Why freight order design matters
The freight order in SAP TM is the central object around which transport planning, execution, and settlement operate. It determines what planners see, what carriers receive, and what operations teams track. When the design is clear and structured, it supports daily operations without friction.
When the design is overloaded, too many stages, unclear status progressions, or poorly split responsibilities, the freight order becomes a source of confusion. Planners spend time interpreting documents rather than making decisions. Carriers receive instructions they cannot act on. Operations teams lose visibility into what is actually happening.
Weak freight order design is rarely a system limitation. It is a design choice that went wrong early in the program and was never corrected.
Three principles of robust freight order design
Across SAP TM programs, three design principles consistently separate operationally robust freight orders from ones that generate daily friction.
Clear stage structure
Define how the freight order progresses through its lifecycle. Each stage should have a clear trigger, a clear owner, and a clear exit condition. Avoid building stages that no one actively manages. They create dead weight in the process and obscure actual execution status.

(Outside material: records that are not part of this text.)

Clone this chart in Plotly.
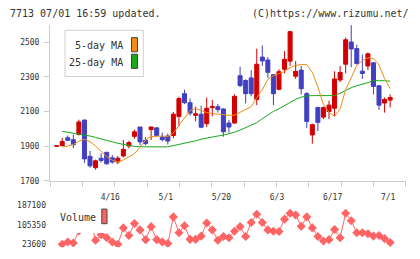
import plotly.graph_objects as go

# ---------------- data ----------------
idx = list(range(61))
opens = [1899, 1902, 1948, 1937, 1967, 2050, 1841, 1775, 1830, 1864,
         1832, 1808, 1843, 1900, 1956, 2010, 1933, 1995, 2005, 1952,
         1958, 1961, 2071, 2202, 2150, 2077, 2084, 2029, 2122, 2127,
         2114, 2033, 2033, 2306, 2278, 2293, 2169, 2413, 2396, 2312,
         2227, 2343, 2390, 2303, 2338, 2202, 1964, 2123, 2067, 2099,
         2118, 2281, 2372, 2500, 2462, 2332, 2362, 2380, 2248, 2148, 2165]
highs = [1901, 1948, 1961, 1967, 2052, 2052, 1873, 1822, 1858, 1866,
         1849, 1843, 1935, 1930, 1995, 2010, 1952, 2012, 2007, 1977,
         1973, 2097, 2184, 2225, 2174, 2127, 2133, 2180, 2165, 2143,
         2118, 2052, 2198, 2357, 2285, 2338, 2462, 2481, 2413, 2315,
         2343, 2447, 2562, 2390, 2362, 2212, 2030, 2125, 2128, 2161,
         2331, 2362, 2526, 2597, 2485, 2428, 2440, 2385, 2250, 2180, 2198]
lows = [1899, 1900, 1928, 1888, 1961, 1803, 1775, 1764, 1805, 1792,
        1798, 1796, 1835, 1886, 1943, 1905, 1905, 1935, 1955, 1927,
        1909, 1946, 2014, 2142, 2075, 2043, 2003, 2010, 2071, 2093,
        1954, 1977, 2028, 2240, 2146, 2187, 2136, 2362, 2293, 2136,
        2222, 2319, 2362, 2287, 2198, 2005, 1914, 1986, 2055, 2055,
        2071, 2268, 2319, 2355, 2370, 2287, 2338, 2198, 2108, 2093, 2123]
closes = [1901, 1926, 1933, 1908, 2039, 1826, 1786, 1815, 1817, 1798,
          1808, 1830, 1881, 1920, 1982, 1924, 1914, 2010, 1961, 1937,
          1929, 2084, 2174, 2150, 2090, 2086, 2009, 2118, 2127, 2110,
          1982, 2010, 2187, 2249, 2202, 2202, 2372, 2391, 2325, 2202,
          2329, 2400, 2560, 2331, 2231, 2042, 2023, 2037, 2122, 2136,
          2287, 2325, 2513, 2460, 2376, 2319, 2432, 2244, 2136, 2169, 2180]
ma5 = [None, 1896, 1899, 1910, 1928, 1939, 1925, 1900, 1868, 1840,
       1818, 1808, 1820, 1836, 1856, 1893, 1935, 1955, 1958, 1958,
       1955, 1975, 2020, 2065, 2105, 2117, 2105, 2093, 2088, 2083,
       2078, 2077, 2078, 2095, 2112, 2127, 2180, 2225, 2285, 2305,
       2318, 2330, 2352, 2366, 2370, 2370, 2325, 2240, 2140, 2095,
       2072, 2115, 2225, 2300, 2365, 2392, 2409, 2405, 2367, 2290, 2231]
ma25 = [None, 1985, 1980, 1975, 1969, 1965, 1958, 1950, 1941, 1936,
        1926, 1916, 1910, 1903, 1898, 1896, 1895, 1895, 1895, 1895,
        1896, 1902, 1908, 1915, 1922, 1930, 1940, 1947, 1953, 1958,
        1963, 1970, 1980, 1992, 2005, 2018, 2035, 2058, 2080, 2100,
        2115, 2135, 2155, 2170, 2182, 2189, 2191, 2191, 2191, 2191,
        2191, 2205, 2222, 2237, 2248, 2256, 2266, 2277, 2278, 2277, 2274]
volume = [None, 23600, 33100, 29000, 80000, 187100, 131000, 40100, 63500, 51200,
          33100, 23600, 92400, 60700, 111300, 84100, 43000, 97700, 43000, 33100,
          26500, 138900, 71800, 101800, 44200, 44200, 57800, 113000, 84100, 40100,
          56500, 51200, 78400, 97700, 56500, 115400, 150000, 115400, 84100, 78400,
          77100, 129400, 154100, 147100, 99000, 138900, 92400, 56500, 37200, 43000,
          85400, 51200, 154100, 122400, 71800, 71800, 67700, 57800, 60700, 47100, 30600]
date_tick_pos = [10, 20, 30, 40, 50, 60]
date_tick_labels = ["4/16", "5/1", "5/20", "6/3", "6/17", "7/1"]
price_ticks = [1700, 1900, 2100, 2300, 2500]
vol_ticks = [23600, 105350, 187100]

# ---------------- styling ----------------
W, H = 420, 259
MONO = "DejaVu Sans Mono"
RED = "#d20000"
BLUE = "#4040c0"
ORANGE = "#f08c14"
GREEN = "#1aa81a"
VOLC = "#ff6464"
AXC = "#cccccc"
TXT = "#333333"


def px(x):
    return x / W


def py(y):
    return 1 - y / H


X0, X1 = 50, 405.7
XR = [-1.2, 62.8]
ppu = (X1 - X0) / (XR[1] - XR[0])
XV0 = 47
XRV = [XR[0] - (X0 - XV0) / ppu, XR[1]]

fig = go.Figure()
fig.add_trace(go.Candlestick(
    x=idx, open=opens, high=highs, low=lows, close=closes,
    increasing=dict(line=dict(color=RED, width=1), fillcolor=RED),
    decreasing=dict(line=dict(color=BLUE, width=1), fillcolor=BLUE),
    whiskerwidth=0, showlegend=False, hoverinfo="skip",
    xaxis="x", yaxis="y"))
fig.add_trace(go.Scatter(x=idx, y=ma25, mode="lines", line=dict(color=GREEN, width=1),
                         showlegend=False, hoverinfo="skip", xaxis="x", yaxis="y"))
fig.add_trace(go.Scatter(x=idx, y=ma5, mode="lines", line=dict(color=ORANGE, width=1),
                         showlegend=False, hoverinfo="skip", xaxis="x", yaxis="y"))
fig.add_trace(go.Scatter(x=idx, y=volume, mode="lines+markers",
                         line=dict(color=VOLC, width=1),
                         marker=dict(symbol="diamond", size=7, color=VOLC),
                         showlegend=False, hoverinfo="skip", xaxis="x2", yaxis="y2"))

tickfont = dict(family=MONO, size=8, color=TXT)
fig.update_layout(
    width=W, height=H, margin=dict(l=0, r=0, t=0, b=0),
    paper_bgcolor="white", plot_bgcolor="white",
    boxgap=0.15, boxgroupgap=0.15,
    xaxis=dict(domain=[px(X0), px(X1)], range=[XR[0] - 1e-6, XR[1] + 1e-6],
               showline=True, linecolor=AXC, linewidth=1, showgrid=False, zeroline=False,
               tickmode="array", tickvals=date_tick_pos, ticktext=date_tick_labels,
               ticks="", tickfont=tickfont, ticklabelstandoff=9, ticklabelshift=-2,
               minor=dict(tickmode="linear", tick0=XR[0], dtick=(XR[1] - XR[0]) / 11,
                          ticks="outside", ticklen=5, tickcolor=AXC, tickwidth=1,
                          showgrid=False),
               rangeslider=dict(visible=False), anchor="y", fixedrange=True),
    yaxis=dict(domain=[py(184), py(24.25)], range=[1700, 2600],
               tickmode="array", tickvals=price_ticks, ticks="outside", ticklen=5,
               tickcolor=AXC, showline=True, linecolor=AXC, linewidth=1,
               showgrid=False, zeroline=False, tickfont=tickfont,
               ticklabelstandoff=3, anchor="x", fixedrange=True),
    xaxis2=dict(domain=[px(XV0), px(X1)], range=XRV, visible=False, anchor="y2",
                fixedrange=True),
    yaxis2=dict(domain=[py(252), py(206)], range=[11246, 200674],
                tickmode="array", tickvals=vol_ticks, ticktext=[str(v) for v in vol_ticks],
                ticks="", showline=False, showgrid=False, zeroline=False,
                tickfont=tickfont, anchor="x2", fixedrange=True),
)

shapes = [
    # price legend box
    dict(type="rect", xref="paper", yref="paper", x0=px(65), x1=px(143.3), y0=py(77.3), y1=py(30),
         fillcolor="white", line=dict(color="#d0d0d0", width=1), layer="above"),
    dict(type="rect", xref="paper", yref="paper", x0=px(131.5), x1=px(137.5), y0=py(52), y1=py(37.5),
         fillcolor=ORANGE, line=dict(color="#444", width=1), layer="above"),
    dict(type="rect", xref="paper", yref="paper", x0=px(131.5), x1=px(137.5), y0=py(69), y1=py(54.5),
         fillcolor=GREEN, line=dict(color="#444", width=1), layer="above"),
    # volume legend background and swatch
    dict(type="rect", xref="paper", yref="paper", x0=px(55), x1=px(111), y0=py(237.5), y1=py(205),
         fillcolor="white", line=dict(width=0), layer="above"),
    dict(type="rect", xref="paper", yref="paper", x0=px(101.8), x1=px(107), y0=py(228), y1=py(213),
         fillcolor=VOLC, line=dict(color="#444", width=1), layer="above"),
]
fig.update_layout(shapes=shapes)

hdr = dict(family=MONO, size=10, color=TXT)
annos = [
    dict(text="7713 07/01 16:59 updated.", x=px(8), y=py(13.3), xanchor="left", yanchor="middle"),
    dict(text="(C)https://www.rizumu.net/", x=px(411), y=py(13.3), xanchor="right", yanchor="middle"),
    dict(text="5-day MA", x=px(124.5), y=py(46), xanchor="right", yanchor="middle"),
    dict(text="25-day MA", x=px(124.5), y=py(62.5), xanchor="right", yanchor="middle"),
    dict(text="Volume", x=px(58), y=py(222), xanchor="left", yanchor="middle"),
]
for a in annos:
    a.update(xref="paper", yref="paper", showarrow=False, font=hdr)
fig.update_layout(annotations=annos)

fig.write_html("out.html")
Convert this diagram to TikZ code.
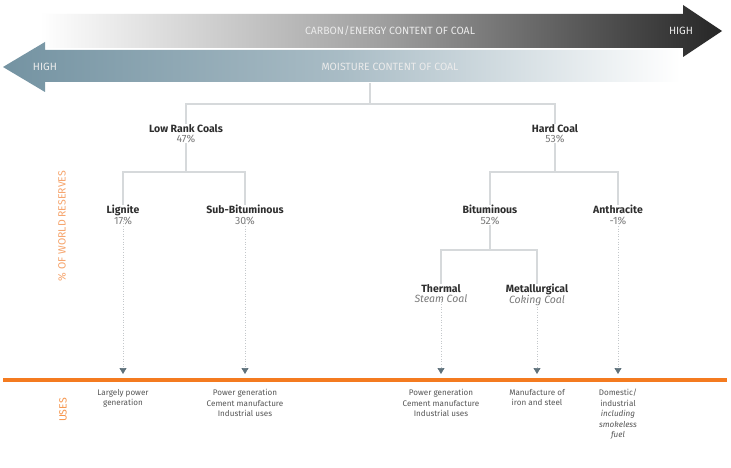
\documentclass[tikz,border=0pt]{standalone}
\usepackage{fontspec}
\setmainfont{Fira Sans}
\usetikzlibrary{arrows.meta}
\definecolor{conn}{HTML}{D6D9DB}
\definecolor{dotc}{HTML}{C4C8CB}
\definecolor{tri}{HTML}{5E717B}
\definecolor{orng}{HTML}{F47B20}
\definecolor{orngl}{HTML}{F6A36A}
\definecolor{steel}{HTML}{7493A2}
\definecolor{darkg}{HTML}{262626}
\definecolor{lbl}{HTML}{2E2E2E}
\definecolor{pct}{HTML}{7A7A7A}
\definecolor{usec}{HTML}{555555}
\begin{document}
\begin{tikzpicture}[x=1pt,y=-1pt,
  coal/.style={align=center,anchor=north,inner sep=0pt,font=\fontsize{10.5}{11.5}\selectfont,text=lbl},
  usetxt/.style={align=center,anchor=north,inner sep=0pt,font=\fontsize{8.1}{10.5}\selectfont,text=usec},
  connect/.style={draw=conn,line width=1.4pt},
  dotline/.style={draw=dotc,line width=0.7pt,dash pattern=on 1pt off 1.6pt,-{Triangle[width=7pt,length=6pt,color=tri]}},
  bartxt/.style={inner sep=0pt,font=\fontsize{10.5}{11}\selectfont,text=white!92!black},
  axislbl/.style={inner sep=0pt,rotate=90,font=\fontsize{10.5}{11}\selectfont}
]
\useasboundingbox (0,0) rectangle (731,468);
\fill[white] (0,0) rectangle (731,468);

% carbon arrow
\shade[left color=white,right color=darkg,middle color=gray!75]
  (40,14) -- (683,14) -- (683,5) -- (722,31) -- (683,57) -- (683,48) -- (40,48) -- cycle;
\node[bartxt] (carbon) at (390,31) {CARBON/ENERGY CONTENT OF COAL};
\node[bartxt] (highr) at (681,31) {HIGH};

% moisture arrow
\shade[left color=steel,right color=white,middle color=steel!62]
  (680,50) -- (45,50) -- (45,42) -- (3,67) -- (45,92) -- (45,82) -- (680,82) -- cycle;
\node[bartxt] (moist) at (390,67) {MOISTURE CONTENT OF COAL};
\node[bartxt] (highl) at (45,67) {HIGH};

% tree nodes
\node[coal] (low) at (186,124) {\textbf{Low Rank Coals}\\[-1pt]{\color{pct}47\%}};
\node[coal] (hard) at (555,124) {\textbf{Hard Coal}\\[-1pt]{\color{pct}53\%}};
\node[coal] (lig) at (123,205) {\textbf{Lignite}\\[-1pt]{\color{pct}17\%}};
\node[coal] (sub) at (245,205) {\textbf{Sub-Bituminous}\\[-1pt]{\color{pct}30\%}};
\node[coal] (bit) at (490,205) {\textbf{Bituminous}\\[-1pt]{\color{pct}52\%}};
\node[coal] (ant) at (618,205) {\textbf{Anthracite}\\[-1pt]{\color{pct}-1\%}};
\node[coal] (the) at (441,284) {\textbf{Thermal}\\[-1pt]{\color{pct}\itshape Steam Coal}};
\node[coal] (met) at (537,284) {\textbf{Metallurgical}\\[-1pt]{\color{pct}\itshape Coking Coal}};

\coordinate (root) at (370,83);
\coordinate (j1) at (370,104);
\coordinate (j2) at (186,172);
\coordinate (j3) at (555,172);
\coordinate (j4) at (490,250);

\draw[connect] (root) -- (j1) -| (low.north);
\draw[connect] (j1) -| (hard.north);
\draw[connect] (low.south) -- (j2) -| (lig.north);
\draw[connect] (j2) -| (sub.north);
\draw[connect] (hard.south) -- (j3) -| (bit.north);
\draw[connect] (j3) -| (ant.north);
\draw[connect] (bit.south) -- (j4) -| (the.north);
\draw[connect] (j4) -| (met.north);

% uses line
\coordinate (ol) at (3,380);
\coordinate (or) at (727,380);
\draw[orng,line width=4pt] (ol) -- (or);

\coordinate (a1) at (123,374);
\coordinate (a2) at (245,374);
\coordinate (a3) at (441,374);
\coordinate (a4) at (537,374);
\coordinate (a5) at (618,374);
\draw[dotline] ([yshift=4pt]lig.south) -- (a1);
\draw[dotline] ([yshift=4pt]sub.south) -- (a2);
\draw[dotline] ([yshift=4pt]the.south) -- (a3);
\draw[dotline] ([yshift=4pt]met.south) -- (a4);
\draw[dotline] ([yshift=4pt]ant.south) -- (a5);

\node[usetxt] (u1) at (123,389) {Largely power\\generation};
\node[usetxt] (u2) at (245,389) {Power generation\\Cement manufacture\\Industrial uses};
\node[usetxt] (u3) at (441,389) {Power generation\\Cement manufacture\\Industrial uses};
\node[usetxt] (u4) at (537,389) {Manufacture of\\iron and steel};
\node[usetxt] (u5) at (618,389) {Domestic/\\industrial\\\itshape including\\\itshape smokeless\\\itshape fuel};

\node[axislbl,text=orngl] (res) at (62,226) {\% OF WORLD RESERVES};
\node[axislbl,text=orng!80] (uses) at (63,410) {USES};
\end{tikzpicture}
\end{document}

Clean responsibility split
The freight order should make explicit who owns which part of the process. Planner, dispatcher, carrier, and operations team should each see what they need to act on, and nothing more. Ambiguous ownership leads to missed actions, delayed escalations, and unclear accountability.
Simple execution statuses
Fewer statuses mean clearer reporting and faster exception detection. Each status should reflect a real operational state, not a system artifact. If a status does not change how someone acts, it probably should not exist. Simplicity in status design directly improves dashboard quality.
Typical consequences of overdesign
When freight order design exceeds operational need, the consequences are predictable. They often appear within weeks of go-live and persist throughout hypercare.
Low planner usability
Planners navigate complex status progressions and unclear document relationships. Daily processing slows down and manual workarounds become routine.
More manual correction
Overdesigned freight orders generate exceptions that require manual intervention. Correction rates rise and operational confidence in the system falls.
Weak reporting quality
When statuses do not reflect real operational states, reporting loses credibility. Management loses visibility and decisions are made on incomplete data.
Higher execution error risk
Complex freight orders increase the chance that actions are taken at the wrong stage or by the wrong party. Error rates rise and exception ownership becomes contested.
Executive takeaway
"In SAP TM, elegance is not complexity. Elegance is operational clarity.
S4Chain Field Perspective
The teams that build durable SAP TM programs design freight orders around operations, not around system capability. They ask: will a planner be able to act on this in thirty seconds? Will a carrier understand their instruction without calling in? Will a manager see the right status without searching?
If the answer to any of these questions is unclear during design, that is the moment to simplify, not to add another status, another stage, or another party to the document.